While creating stories for the HistOrigin™ database, we often come across especially interesting events and situations related to a location that are worth investigating a little deeper. The location we are talking about today is, Horseheads New York. Horseheads is located in Elmira New York, just east of Corning. The story of how this town became known as Horseheads is, to say the least, really interesting.
In 1779, Major General John Sullivan and Brigadier General James Clinton were sent by the Continental Congress to engage the Iroquois nation that had taken sides with the British during the American Revolutionary war. The expedition began on June 18 when the army marched from Easton Pennsylvania into the finger Lakes region of Western New York, north of Elmira. The ensuing battle, that became known as the battle of Newtown, and the Battle of Chemung, destroyed the economy of the Iroquois nation. Survivors fled the region and sought British military protection near Fort Niagara.
As the expedition was returning home three weeks later, a large number of the horses that had been utilized during the expedition had done all they could and could go no further. With the horses ailing and food stores in short supply, the decision was made to put down most of the disabled and injured horses.
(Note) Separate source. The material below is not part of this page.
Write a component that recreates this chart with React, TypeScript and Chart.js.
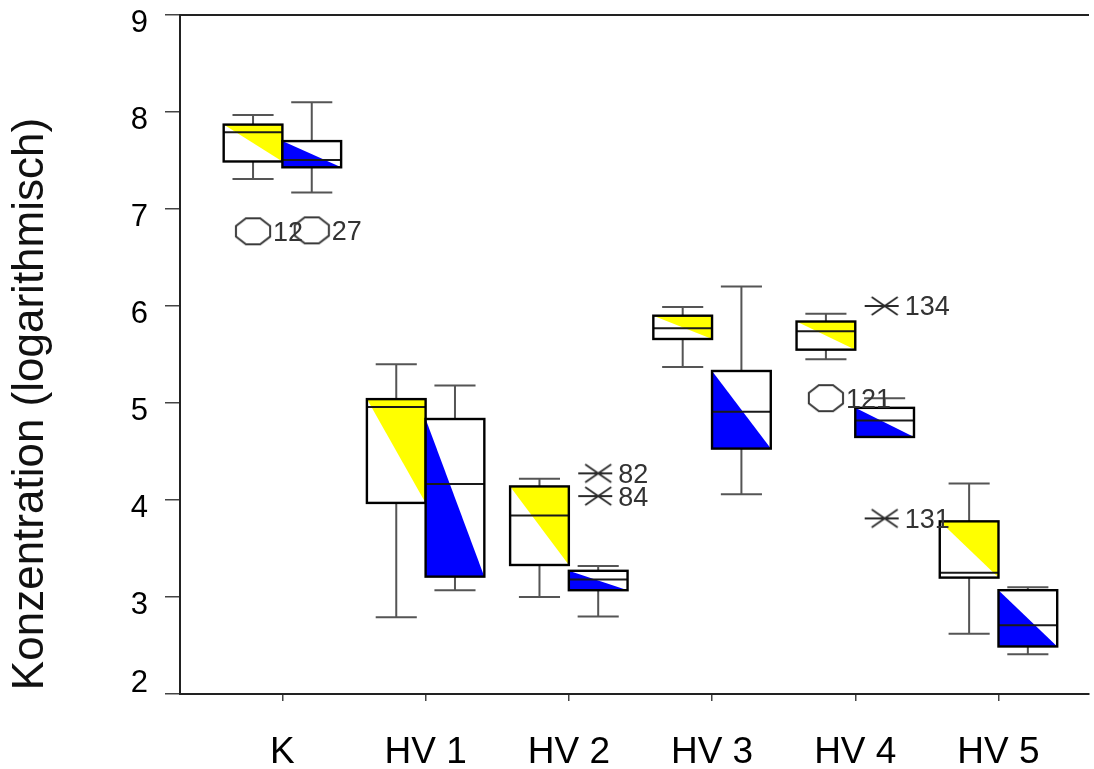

Later, as nature took its course and the bones of the large number of horses lie strewn across the fields bleaching in the sun, the Iroquois who had come back into the area collected the horse skulls and placed them in a line along that section of the Sullivan Trail. They did it as a warning, hoping the site would strike fear into any would be attackers that would come that way in the future. The Iroquois named the place, the Valley of the horses heads, from then on.
The community that sprang up here became known as the village of Fairport and was Incorporated on may 15 1837. It was named Fairport due to its location on the Chemung canal. The citizens of the community, knowing the history of the area, wanted to have their village renamed in order to link themselves with the events of the past. And so it was in 1845, the village was renamed Horseheads. In 1885, the name was changed to North North Elmira, but that only lasted a year and the name was again restored to Horseheads New York.